--- SET PROBLEM ---
Line by line, repeat the data below exactly, beginning at the first line and ending at the line with "(0,0) rectangle (1043,530);". Omit pictures.

--- MATERIAL PROVIDED ---
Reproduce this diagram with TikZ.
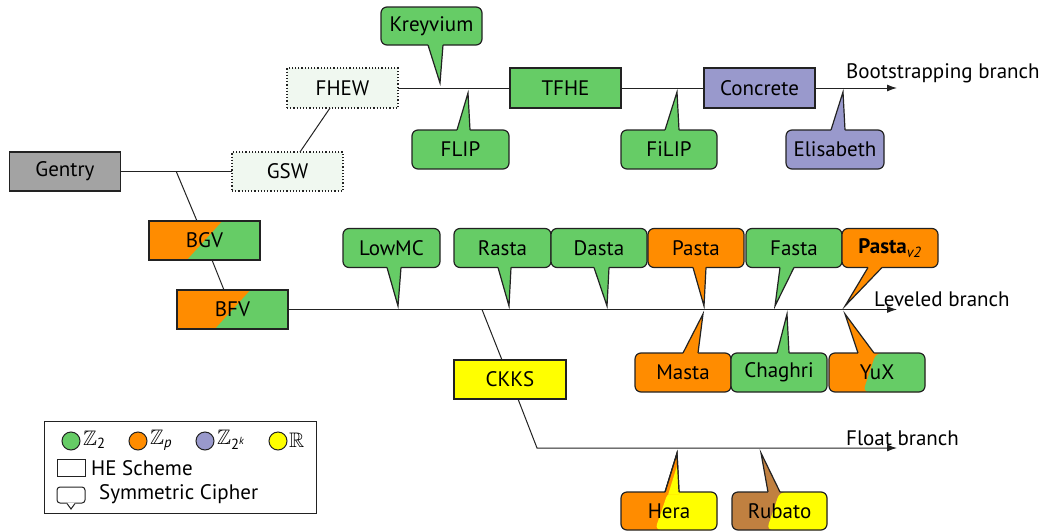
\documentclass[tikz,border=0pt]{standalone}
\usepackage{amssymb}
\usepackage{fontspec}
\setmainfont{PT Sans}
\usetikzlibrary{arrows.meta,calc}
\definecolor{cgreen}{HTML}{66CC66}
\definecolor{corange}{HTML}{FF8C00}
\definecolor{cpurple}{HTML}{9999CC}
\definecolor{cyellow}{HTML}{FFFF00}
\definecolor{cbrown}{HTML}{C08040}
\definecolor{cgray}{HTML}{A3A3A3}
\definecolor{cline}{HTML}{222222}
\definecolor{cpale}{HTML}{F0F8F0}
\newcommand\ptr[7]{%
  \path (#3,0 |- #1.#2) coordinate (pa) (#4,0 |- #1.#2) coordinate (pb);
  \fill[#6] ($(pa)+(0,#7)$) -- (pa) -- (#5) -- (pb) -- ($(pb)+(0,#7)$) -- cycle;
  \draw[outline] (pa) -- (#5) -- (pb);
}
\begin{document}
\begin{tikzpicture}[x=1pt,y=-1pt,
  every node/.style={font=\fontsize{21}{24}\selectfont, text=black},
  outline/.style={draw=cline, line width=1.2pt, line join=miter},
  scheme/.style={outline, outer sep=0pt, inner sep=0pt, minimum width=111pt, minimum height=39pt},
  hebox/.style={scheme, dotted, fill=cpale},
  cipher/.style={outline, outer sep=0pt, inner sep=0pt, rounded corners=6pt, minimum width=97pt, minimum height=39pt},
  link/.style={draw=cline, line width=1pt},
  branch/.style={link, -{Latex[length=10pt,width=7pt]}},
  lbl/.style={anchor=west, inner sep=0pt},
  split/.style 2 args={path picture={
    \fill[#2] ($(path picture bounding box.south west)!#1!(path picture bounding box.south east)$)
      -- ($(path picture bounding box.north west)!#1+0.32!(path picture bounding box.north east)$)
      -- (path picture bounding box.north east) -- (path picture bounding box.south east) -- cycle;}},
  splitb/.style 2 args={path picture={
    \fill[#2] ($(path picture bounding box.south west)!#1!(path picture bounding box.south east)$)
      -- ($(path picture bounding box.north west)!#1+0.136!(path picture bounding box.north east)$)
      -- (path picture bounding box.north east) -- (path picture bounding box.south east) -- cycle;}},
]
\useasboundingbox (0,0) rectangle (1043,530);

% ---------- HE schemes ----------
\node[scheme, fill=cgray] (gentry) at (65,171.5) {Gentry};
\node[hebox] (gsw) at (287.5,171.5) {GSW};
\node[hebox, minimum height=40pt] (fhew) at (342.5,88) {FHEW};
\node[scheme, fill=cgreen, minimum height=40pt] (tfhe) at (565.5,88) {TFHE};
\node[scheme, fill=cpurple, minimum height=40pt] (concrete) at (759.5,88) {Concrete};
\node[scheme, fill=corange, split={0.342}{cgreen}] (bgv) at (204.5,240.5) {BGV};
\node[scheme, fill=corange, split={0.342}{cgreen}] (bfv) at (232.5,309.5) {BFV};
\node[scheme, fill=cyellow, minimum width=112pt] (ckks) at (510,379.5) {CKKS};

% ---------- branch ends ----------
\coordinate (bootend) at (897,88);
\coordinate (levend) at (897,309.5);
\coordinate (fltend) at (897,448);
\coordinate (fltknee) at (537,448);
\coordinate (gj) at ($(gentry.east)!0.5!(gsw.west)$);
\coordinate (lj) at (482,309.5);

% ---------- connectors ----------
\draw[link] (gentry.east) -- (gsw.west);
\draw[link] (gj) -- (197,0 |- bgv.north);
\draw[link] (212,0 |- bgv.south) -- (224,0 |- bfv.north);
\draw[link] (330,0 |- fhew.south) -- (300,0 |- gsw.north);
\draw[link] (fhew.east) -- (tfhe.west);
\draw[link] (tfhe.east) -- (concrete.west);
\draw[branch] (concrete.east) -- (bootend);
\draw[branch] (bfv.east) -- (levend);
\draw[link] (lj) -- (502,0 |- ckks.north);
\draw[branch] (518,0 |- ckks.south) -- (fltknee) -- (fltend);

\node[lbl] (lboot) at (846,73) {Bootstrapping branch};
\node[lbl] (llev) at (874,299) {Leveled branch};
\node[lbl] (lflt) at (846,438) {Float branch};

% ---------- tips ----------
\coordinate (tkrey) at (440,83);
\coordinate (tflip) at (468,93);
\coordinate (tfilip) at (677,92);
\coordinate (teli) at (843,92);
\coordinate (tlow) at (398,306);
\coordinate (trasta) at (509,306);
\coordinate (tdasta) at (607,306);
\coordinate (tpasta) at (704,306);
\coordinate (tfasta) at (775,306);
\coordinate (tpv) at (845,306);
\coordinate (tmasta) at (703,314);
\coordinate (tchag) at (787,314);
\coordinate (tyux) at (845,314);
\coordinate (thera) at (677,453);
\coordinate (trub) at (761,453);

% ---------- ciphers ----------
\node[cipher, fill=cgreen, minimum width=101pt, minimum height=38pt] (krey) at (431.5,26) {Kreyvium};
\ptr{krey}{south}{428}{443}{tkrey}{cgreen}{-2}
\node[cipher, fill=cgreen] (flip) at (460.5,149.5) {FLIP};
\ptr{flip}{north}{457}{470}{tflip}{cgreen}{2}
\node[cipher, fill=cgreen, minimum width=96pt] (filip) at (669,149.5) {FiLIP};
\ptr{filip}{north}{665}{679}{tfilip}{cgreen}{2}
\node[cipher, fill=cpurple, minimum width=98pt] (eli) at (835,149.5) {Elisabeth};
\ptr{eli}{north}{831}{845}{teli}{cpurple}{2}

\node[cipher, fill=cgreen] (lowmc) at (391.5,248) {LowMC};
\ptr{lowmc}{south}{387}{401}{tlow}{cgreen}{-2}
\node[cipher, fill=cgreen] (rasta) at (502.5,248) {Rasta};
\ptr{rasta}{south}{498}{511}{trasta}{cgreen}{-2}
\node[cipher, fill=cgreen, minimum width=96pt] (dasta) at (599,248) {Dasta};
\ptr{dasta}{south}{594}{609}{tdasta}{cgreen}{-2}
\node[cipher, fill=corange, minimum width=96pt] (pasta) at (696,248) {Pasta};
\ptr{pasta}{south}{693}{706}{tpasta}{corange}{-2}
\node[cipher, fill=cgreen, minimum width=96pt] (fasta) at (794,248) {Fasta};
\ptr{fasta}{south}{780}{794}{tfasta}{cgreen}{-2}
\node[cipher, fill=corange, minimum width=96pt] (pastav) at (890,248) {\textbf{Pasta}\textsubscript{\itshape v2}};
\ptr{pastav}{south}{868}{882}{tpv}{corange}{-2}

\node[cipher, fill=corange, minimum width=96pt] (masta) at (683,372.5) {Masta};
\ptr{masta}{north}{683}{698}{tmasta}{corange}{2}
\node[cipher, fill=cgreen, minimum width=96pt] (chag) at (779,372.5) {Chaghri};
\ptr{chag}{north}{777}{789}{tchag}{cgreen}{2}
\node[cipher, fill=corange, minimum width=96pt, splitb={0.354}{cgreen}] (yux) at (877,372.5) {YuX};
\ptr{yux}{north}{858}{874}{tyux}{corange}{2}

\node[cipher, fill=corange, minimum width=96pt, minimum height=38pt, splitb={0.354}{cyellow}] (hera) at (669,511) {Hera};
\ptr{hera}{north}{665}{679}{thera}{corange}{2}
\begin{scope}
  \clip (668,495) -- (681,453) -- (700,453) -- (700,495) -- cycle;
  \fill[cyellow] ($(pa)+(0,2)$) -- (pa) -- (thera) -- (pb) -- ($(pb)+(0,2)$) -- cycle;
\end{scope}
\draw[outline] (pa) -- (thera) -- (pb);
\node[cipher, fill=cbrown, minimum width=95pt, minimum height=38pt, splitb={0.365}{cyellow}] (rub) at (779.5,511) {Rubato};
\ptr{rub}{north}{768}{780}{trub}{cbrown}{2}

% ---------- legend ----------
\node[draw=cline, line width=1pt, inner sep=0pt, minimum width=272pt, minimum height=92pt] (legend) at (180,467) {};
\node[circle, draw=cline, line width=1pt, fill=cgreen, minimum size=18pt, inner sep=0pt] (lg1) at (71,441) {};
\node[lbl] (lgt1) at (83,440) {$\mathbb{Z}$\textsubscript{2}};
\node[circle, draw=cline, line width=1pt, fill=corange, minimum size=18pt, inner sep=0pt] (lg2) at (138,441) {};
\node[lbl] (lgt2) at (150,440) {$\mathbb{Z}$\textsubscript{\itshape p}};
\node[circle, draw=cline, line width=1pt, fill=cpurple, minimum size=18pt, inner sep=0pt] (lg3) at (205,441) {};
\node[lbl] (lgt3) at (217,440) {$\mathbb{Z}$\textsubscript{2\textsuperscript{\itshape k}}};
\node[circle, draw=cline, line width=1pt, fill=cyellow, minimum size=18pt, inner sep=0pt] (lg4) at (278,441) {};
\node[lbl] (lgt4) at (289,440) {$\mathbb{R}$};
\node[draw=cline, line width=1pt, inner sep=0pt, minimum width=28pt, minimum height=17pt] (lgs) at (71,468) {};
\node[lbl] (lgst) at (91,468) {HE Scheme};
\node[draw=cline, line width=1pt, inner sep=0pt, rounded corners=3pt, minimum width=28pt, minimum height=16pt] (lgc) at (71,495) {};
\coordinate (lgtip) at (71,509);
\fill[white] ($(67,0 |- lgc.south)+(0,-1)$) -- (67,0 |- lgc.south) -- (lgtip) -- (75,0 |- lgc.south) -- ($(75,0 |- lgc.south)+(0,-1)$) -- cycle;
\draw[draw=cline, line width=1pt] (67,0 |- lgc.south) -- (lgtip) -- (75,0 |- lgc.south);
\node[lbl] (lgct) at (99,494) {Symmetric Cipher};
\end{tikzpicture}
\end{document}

--- TASK OUTPUT ---
Reproduce this diagram with TikZ.
\documentclass[tikz,border=0pt]{standalone}
\usepackage{amssymb}
\usepackage{fontspec}
\setmainfont{PT Sans}
\usetikzlibrary{arrows.meta,calc}
\definecolor{cgreen}{HTML}{66CC66}
\definecolor{corange}{HTML}{FF8C00}
\definecolor{cpurple}{HTML}{9999CC}
\definecolor{cyellow}{HTML}{FFFF00}
\definecolor{cbrown}{HTML}{C08040}
\definecolor{cgray}{HTML}{A3A3A3}
\definecolor{cline}{HTML}{222222}
\definecolor{cpale}{HTML}{F0F8F0}
\newcommand\ptr[7]{%
  \path (#3,0 |- #1.#2) coordinate (pa) (#4,0 |- #1.#2) coordinate (pb);
  \fill[#6] ($(pa)+(0,#7)$) -- (pa) -- (#5) -- (pb) -- ($(pb)+(0,#7)$) -- cycle;
  \draw[outline] (pa) -- (#5) -- (pb);
}
\begin{document}
\begin{tikzpicture}[x=1pt,y=-1pt,
  every node/.style={font=\fontsize{21}{24}\selectfont, text=black},
  outline/.style={draw=cline, line width=1.2pt, line join=miter},
  scheme/.style={outline, outer sep=0pt, inner sep=0pt, minimum width=111pt, minimum height=39pt},
  hebox/.style={scheme, dotted, fill=cpale},
  cipher/.style={outline, outer sep=0pt, inner sep=0pt, rounded corners=6pt, minimum width=97pt, minimum height=39pt},
  link/.style={draw=cline, line width=1pt},
  branch/.style={link, -{Latex[length=10pt,width=7pt]}},
  lbl/.style={anchor=west, inner sep=0pt},
  split/.style 2 args={path picture={
    \fill[#2] ($(path picture bounding box.south west)!#1!(path picture bounding box.south east)$)
      -- ($(path picture bounding box.north west)!#1+0.32!(path picture bounding box.north east)$)
      -- (path picture bounding box.north east) -- (path picture bounding box.south east) -- cycle;}},
  splitb/.style 2 args={path picture={
    \fill[#2] ($(path picture bounding box.south west)!#1!(path picture bounding box.south east)$)
      -- ($(path picture bounding box.north west)!#1+0.136!(path picture bounding box.north east)$)
      -- (path picture bounding box.north east) -- (path picture bounding box.south east) -- cycle;}},
]
\useasboundingbox (0,0) rectangle (1043,530);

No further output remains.